6.    Copy your problem 5 script and call it mems_424_hw1_p6 .m’ or similar. We will use most of that script, but alter it to solve for dynamic response.

a.    Fix node 1. We should now have 2 free nodes (2 and 3) with forces of 1000N and -200N applied to them.

b.    Create parameters for the initial and final time of the simulation: t0=0; tf = 3;

c. Create a vector of zero initial conditions. Because we are solving a 2nd-order system, we need initial conditions for position and velocity. Something like this would work:

y0 = zeros(2*numel(freeNodes),1); %just a column with 4 0s

d. Create a load vector for the state space equations. To be general, we could do it like this:

p = [fc;zeros(numel(freeNodes),1)];

e.    Create the block matrices shown on page 13 of the LW notes. Here is some example

code to create the block matrix A:

Z = zeros(size(Kc));

A = [Mc, Z; Z, -Kc];

We will assume mass-proportional damping with a = 0. 1 and F = 0.001, create             parameters alpha’ and ‘beta’ in the parameters section (not down at the bottom where they will be buried).

C = alpha*Mc + beta*Kc;

Create the B matrix as a block matrix of C, Kc, and Z matrices.

f.     Run your code so far and verify by inspection that A and B are symmetric. Alternately,    confirm that A-A’ is a matrix of zeros as is B-B’ (the apostrophe is a transpose in Matlab)

g.    Create an anonymous function. There are multiple ways to do this, but this is one: dydt = @(t,y)A\(-B*y + p);

This might be an inefficient way to do this, but we wont worry about that for now.

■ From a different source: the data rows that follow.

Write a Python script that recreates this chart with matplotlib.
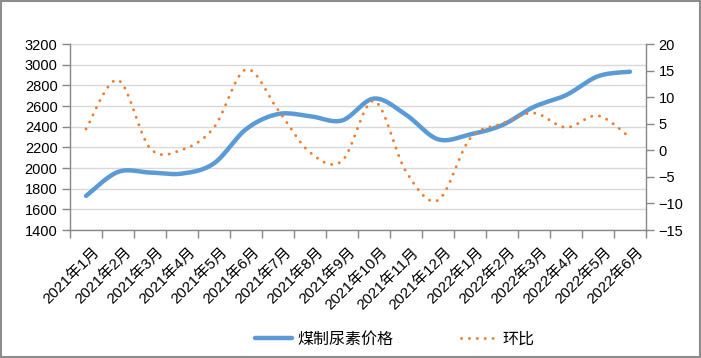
import numpy as np
import matplotlib
matplotlib.use("Agg")
import matplotlib.pyplot as plt
import matplotlib.transforms as mtrans
from matplotlib.patches import Rectangle
from matplotlib.lines import Line2D

plt.rcParams['font.family'] = ['Liberation Sans', 'Noto Sans CJK SC']

months = ['2021年1月', '2021年2月', '2021年3月', '2021年4月', '2021年5月', '2021年6月',
          '2021年7月', '2021年8月', '2021年9月', '2021年10月', '2021年11月', '2021年12月',
          '2022年1月', '2022年2月', '2022年3月', '2022年4月', '2022年5月', '2022年6月']
price = [1730, 1962, 1956, 1946, 2045, 2375, 2522, 2502, 2460, 2672, 2515, 2278,
         2325, 2414, 2592, 2705, 2888, 2932]
mom = [4.0, 13.2, 0.4, 0.1, 4.3, 15.2, 7.6, -0.4, -2.0, 9.3, -4.0, -9.4,
       2.2, 5.0, 7.0, 4.3, 6.5, 2.4]

BLUE = '#5B9BD5'
ORANGE = '#ED7D31'
GRID = '#D9D9D9'
AXC = '#868686'
DOTS = (0, (0.05, 2.65))


def smooth(x, y, steps=40):
    # excel style smoothed line: catmull-rom segments as cubic bezier
    pts = np.column_stack([x, y]).astype(float)
    n = len(pts)
    t = np.linspace(0, 1, steps)[:, None]
    out = [pts[:1]]
    for i in range(n - 1):
        p0 = pts[i - 1] if i > 0 else pts[i]
        p1 = pts[i]
        p2 = pts[i + 1]
        p3 = pts[i + 2] if i + 2 < n else pts[i + 1]
        c1 = p1 + (p2 - p0) / 6
        c2 = p2 - (p3 - p1) / 6
        seg = ((1 - t) ** 3 * p1 + 3 * (1 - t) ** 2 * t * c1
               + 3 * (1 - t) * t ** 2 * c2 + t ** 3 * p2)
        out.append(seg[1:])
    out = np.vstack(out)
    return out[:, 0], out[:, 1]


fig = plt.figure(figsize=(7.01, 3.58), dpi=100)
fig.patches.append(Rectangle((0.001, 0.002), 0.997, 0.995, transform=fig.transFigure,
                             fill=False, ec='#8C8C8C', lw=1.5))

ax = fig.add_axes([70 / 701, 1 - 230 / 358, 576 / 701, 186 / 358])
ax2 = ax.twinx()

x = np.arange(len(months))
sx, sy = smooth(x, price)
ax.plot(sx, sy, color=BLUE, lw=3.2, solid_capstyle='round', zorder=3)
sx, sy = smooth(x, mom)
ax2.plot(sx, sy, color=ORANGE, lw=2.1, ls=DOTS, dash_capstyle='round', zorder=3)

ax.set_xlim(-0.5, len(months) - 0.5)
ax.set_ylim(1400, 3200)
ax.set_yticks(np.arange(1400, 3201, 200))
ax2.set_ylim(-15, 20)
ax2.set_yticks(np.arange(-15, 21, 5))

ax.yaxis.grid(True, color=GRID, lw=1)
ax.set_axisbelow(True)

ax.set_xticks(np.arange(-0.5, len(months)), minor=False)
ax.set_xticklabels([])
ax.set_xticks(x, minor=True)
ax.set_xticklabels(months, minor=True, rotation=45, ha='right', va='top',
                   rotation_mode='anchor', fontsize=11)
ax.tick_params(axis='x', which='minor', length=0, pad=11)
ax.tick_params(axis='x', which='major', length=6, color=AXC, width=1)
shift = mtrans.ScaledTranslation(6 / 100, 0, fig.dpi_scale_trans)
for lab in ax.get_xticklabels(minor=True):
    lab.set_transform(lab.get_transform() + shift)

ax.tick_params(axis='y', length=6, color=AXC, width=1, labelsize=10.5, pad=3)
ax2.tick_params(axis='y', length=6, color=AXC, width=1, labelsize=10.5, pad=3)

for a in (ax, ax2):
    a.spines['top'].set_visible(False)
    for s in ('left', 'right', 'bottom'):
        a.spines[s].set_color(AXC)
        a.spines[s].set_linewidth(1)
ax.spines['right'].set_visible(False)
ax2.spines['left'].set_visible(False)
ax2.spines['bottom'].set_visible(False)

handles = [Line2D([], [], color=BLUE, lw=3.2, solid_capstyle='round'),
           Line2D([], [], color=ORANGE, lw=2.1, ls=DOTS, dash_capstyle='round')]
fig.legend(handles, ['煤制尿素价格', '环比'], loc='center', bbox_to_anchor=(395 / 701, 1 - 339 / 358),
           ncol=2, frameon=False, fontsize=11.5, handlelength=2.3, columnspacing=4.2,
           handletextpad=0.35)

fig.savefig('out.png', dpi=100)
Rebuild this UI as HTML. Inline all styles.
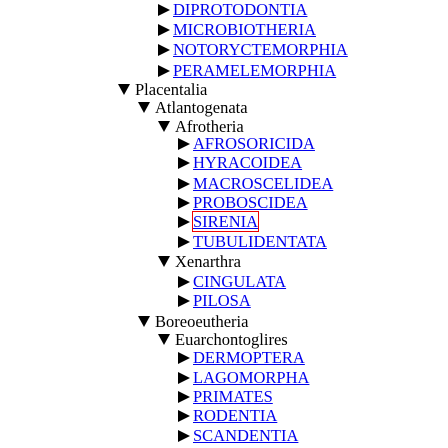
<!DOCTYPE html>
<html><head><style>
body{margin:0;width:448px;height:448px;background:#fff;position:relative;overflow:hidden;font-family:"Liberation Serif",serif;font-size:16.5px;color:#000}
.l{position:absolute;line-height:18px;white-space:nowrap}
.r{display:inline-block;width:0;height:0;border-top:6px solid transparent;border-bottom:6px solid transparent;border-left:12px solid #000;margin-right:3px;vertical-align:-1px}
.d{display:inline-block;width:0;height:0;border-left:6px solid transparent;border-right:6px solid transparent;border-top:11px solid #000;margin-right:5px;vertical-align:0px}
a{color:#00e;text-decoration:underline}
.box{outline:1.5px solid #e00}
</style></head><body>
<div class="l" style="left:158px;top:1px"><span class="r"></span><a>DIPROTODONTIA</a></div>
<div class="l" style="left:158px;top:21px"><span class="r"></span><a>MICROBIOTHERIA</a></div>
<div class="l" style="left:158px;top:41px"><span class="r"></span><a>NOTORYCTEMORPHIA</a></div>
<div class="l" style="left:158px;top:62px"><span class="r"></span><a>PERAMELEMORPHIA</a></div>
<div class="l" style="left:118px;top:81px"><span class="d"></span>Placentalia</div>
<div class="l" style="left:138px;top:99px"><span class="d"></span>Atlantogenata</div>
<div class="l" style="left:158px;top:118px"><span class="d"></span>Afrotheria</div>
<div class="l" style="left:178px;top:135px"><span class="r"></span><a>AFROSORICIDA</a></div>
<div class="l" style="left:178px;top:154px"><span class="r"></span><a>HYRACOIDEA</a></div>
<div class="l" style="left:178px;top:175px"><span class="r"></span><a>MACROSCELIDEA</a></div>
<div class="l" style="left:178px;top:194px"><span class="r"></span><a>PROBOSCIDEA</a></div>
<div class="l" style="left:178px;top:213px"><span class="r"></span><a class="box">SIRENIA</a></div>
<div class="l" style="left:178px;top:233px"><span class="r"></span><a>TUBULIDENTATA</a></div>
<div class="l" style="left:158px;top:253px"><span class="d"></span>Xenarthra</div>
<div class="l" style="left:178px;top:273px"><span class="r"></span><a>CINGULATA</a></div>
<div class="l" style="left:178px;top:292px"><span class="r"></span><a>PILOSA</a></div>
<div class="l" style="left:138px;top:313px"><span class="d"></span>Boreoeutheria</div>
<div class="l" style="left:158px;top:331px"><span class="d"></span>Euarchontoglires</div>
<div class="l" style="left:178px;top:349px"><span class="r"></span><a>DERMOPTERA</a></div>
<div class="l" style="left:178px;top:369px"><span class="r"></span><a>LAGOMORPHA</a></div>
<div class="l" style="left:178px;top:388px"><span class="r"></span><a>PRIMATES</a></div>
<div class="l" style="left:178px;top:407px"><span class="r"></span><a>RODENTIA</a></div>
<div class="l" style="left:178px;top:427px"><span class="r"></span><a>SCANDENTIA</a></div>
</body></html>
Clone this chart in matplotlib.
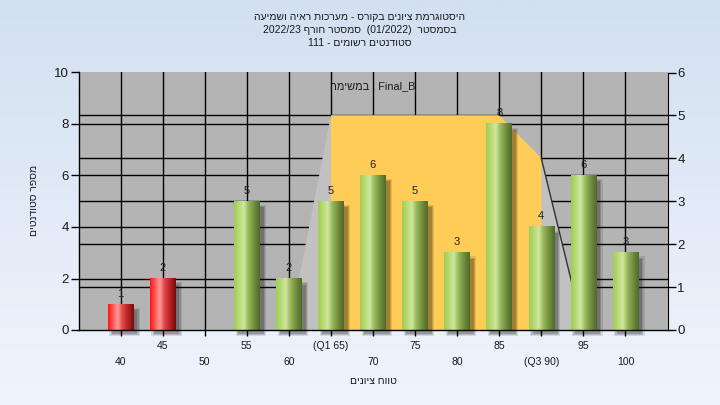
import numpy as np
import matplotlib
matplotlib.use('Agg')
import matplotlib.pyplot as plt
from matplotlib.colors import to_rgb
from matplotlib.patches import Polygon, Rectangle

# ---------------- data ----------------
grades = [40, 45, 50, 55, 60, 65, 70, 75, 80, 85, 90, 95, 100]
counts = [1, 2, 0, 5, 2, 5, 6, 5, 3, 8, 4, 6, 3]
xtick_labels = ['40', '45', '50', '55', '60', '(Q1 65)', '70', '75', '80',
                '85', '(Q3 90)', '95', '100']
fail_below = 50
left_ticks = [0, 2, 4, 6, 8, 10]
right_ticks = [0, 1, 2, 3, 4, 5, 6]
curve_grades = [60, 65, 85, 90, 95]
curve_values = [0, 5, 5, 4, 0]          # right-axis units
q1, q3 = 65, 90

plt.rcParams['font.family'] = ['Liberation Sans', 'DejaVu Sans']


def heb(word):
    """Hebrew word in visual (left-to-right glyph) order."""
    return word[::-1]


# Texts in visual order (right-to-left reading as in the reference)
title1 = heb("היסטוגרמת ציונים בקורס - מערכות ראיה ושמיעה")
title2 = "2022/23 " + heb("סמסטר חורף") + "  (01/2022)  " + heb("בסמסטר")
title3 = "111 - " + heb("סטודנטים רשומים")
inner_label = heb("במשימה") + " : Final_B"
x_title = heb("טווח ציונים")
y_title = heb("מספר סטודנטים")

W, H = 720, 405
fig = plt.figure(figsize=(W / 100, H / 100), dpi=100)

# background gradient
bg = fig.add_axes([0, 0, 1, 1], zorder=-10)
top_c = np.array(to_rgb('#d3e0f1'))
bot_c = np.array(to_rgb('#eff5fd'))
t = np.linspace(0, 1, 256)[:, None, None]
grad = top_c * (1 - t) + bot_c * t
bg.imshow(grad, aspect='auto', extent=[0, 1, 0, 1], origin='upper')
bg.set_axis_off()

# main axes
L, R, T, B = 78.5, 667.5, 72.5, 330
ax = fig.add_axes([L / W, 1 - B / H, (R - L) / W, (B - T) / H])
ax.set_facecolor('#b4b4b4')
n = len(grades)
xs = np.arange(n)
scale = 10 / 6  # right -> left units


def gx(g):
    return (g - grades[0]) / (grades[1] - grades[0])


# grid lines
for y in left_ticks[1:-1]:
    ax.axhline(y, color='black', lw=1, zorder=1)
for y in right_ticks[1:-1]:
    ax.axhline(y * scale, color='black', lw=1, zorder=1)
for x in xs:
    ax.axvline(x, color='black', lw=1, zorder=1)

# distribution polygon
poly_pts = [(gx(g), v * scale) for g, v in zip(curve_grades, curve_values)]
ax.add_patch(Polygon(poly_pts, closed=True, facecolor='#c1c1c1', edgecolor='none', zorder=2))
yel = [(gx(q1), 0)] + [(gx(g), v * scale) for g, v in zip(curve_grades, curve_values)
                       if q1 <= g <= q3] + [(gx(q3), 0)]
ax.add_patch(Polygon(yel, closed=True, facecolor='#ffcc57', edgecolor='none', zorder=3))
rx = [gx(g) for g in curve_grades if g >= q3]
ry = [v * scale for g, v in zip(curve_grades, curve_values) if g >= q3]
ax.plot(rx, ry, color='#333333', lw=1, zorder=3.5)

# bars
px_x = (R - L) / (n + 1)
px_y = (B - T) / 10
bw = 25.5 / px_x


def cyl(stops, N=64):
    pos = [p for p, _ in stops]
    cols = np.array([to_rgb(c) for _, c in stops])
    u = np.linspace(0, 1, N)
    arr = np.stack([np.interp(u, pos, cols[:, k]) for k in range(3)], axis=-1)
    return arr[None, :, :]


green = cyl([(0, '#a2cc54'), (0.18, '#b6da72'), (0.38, '#cfe7a0'), (0.55, '#9ab85c'),
             (0.8, '#6e8a3a'), (1, '#4f6a28')])
red = cyl([(0, '#ff1414'), (0.15, '#ff4a4a'), (0.38, '#ff9a9a'), (0.55, '#e04848'),
           (0.8, '#b02020'), (1, '#7a0a0a')])

dxs = 4 / px_x
dys = 4 / px_y
for x, g, c in zip(xs, grades, counts):
    if c <= 0:
        continue
    # soft shadow
    for k, a in enumerate([0.10, 0.14, 0.18]):
        e = (2 - k) * 1.2
        ax.add_patch(Rectangle((x - bw / 2 + dxs - e / px_x, -dys - e / px_y),
                               bw + 2 * e / px_x, c + 2 * e / px_y - 2 / px_y,
                               facecolor='black', alpha=a, edgecolor='none',
                               zorder=4, clip_on=False))
    img = red if g < fail_below else green
    ax.imshow(img, extent=[x - bw / 2, x + bw / 2, 0, c], aspect='auto',
              interpolation='bilinear', zorder=5)
    ax.annotate(str(c), (x, c), xytext=(0, 4), textcoords='offset points',
                ha='center', va='bottom', fontsize=8, color='#202020', zorder=6)

ax.set_xlim(-1, n)
ax.set_ylim(0, 10)

# spines / ticks
for s in ['top', 'right']:
    ax.spines[s].set_visible(False)
for s in ['left', 'bottom']:
    ax.spines[s].set_color('black')
    ax.spines[s].set_linewidth(1)
    ax.spines[s].set_zorder(7)
ax.set_xticks(xs)
ax.set_xticklabels([])
ax.tick_params(axis='x', direction='out', length=4, width=1, color='black')
ax.set_yticks(left_ticks)
ax.tick_params(axis='y', direction='out', length=6, width=1, labelsize=9.5,
               labelcolor='#1a1a1a', pad=1)

ax2 = ax.twinx()
ax2.set_ylim(0, 6)
ax2.set_yticks(right_ticks)
for s in ['top', 'left', 'bottom']:
    ax2.spines[s].set_visible(False)
ax2.spines['right'].set_color('black')
ax2.tick_params(axis='y', direction='out', length=6, width=1, labelsize=9.5,
                labelcolor='#1a1a1a', pad=1)

# staggered x labels
xt = ax.get_xaxis_transform()
for i, lab in enumerate(xtick_labels):
    ypix = 346 if i % 2 == 1 else 362
    ax.text(i, (B - ypix) / (B - T), lab, transform=xt, ha='center', va='center',
            fontsize=7.5, color='#1a1a1a', clip_on=False)

ax.text(0.5, (B - 86) / (B - T), inner_label, transform=ax.transAxes,
        ha='center', va='center', fontsize=7.8, color='#1a1a1a', zorder=8)

# titles
for y, line in zip([17, 30, 43], [title1, title2, title3]):
    fig.text(360 / W, 1 - y / H, line, ha='center', va='center',
             fontsize=7.5, color='#1a1a1a')
fig.text(373 / W, 1 - 381 / H, x_title, ha='center', va='center',
         fontsize=7.5, color='#1a1a1a')
fig.text(34 / W, 1 - 200 / H, y_title, ha='center', va='center',
         fontsize=7.5, color='#1a1a1a', rotation=90)

fig.savefig('out.png', dpi=100)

h.    Finally, call an ode solver and plot your results. We will use the trusty Matlab ode45(): [t,y] = ode45(dydt,[t0, tf], y0);

i.     We will plot the motion of the two masses. Because of the way that we   set up our state-space equations, these are the last two elements of our

solution vector (y3 (t), y4 (t)).

plot(t,y(:,[3 4]))

j. Add axes and units for your plot. Add a grid. Add legends for ‘u1’ and ‘u2’ . When it looks good to you, publish your code to pdf using the Publish button.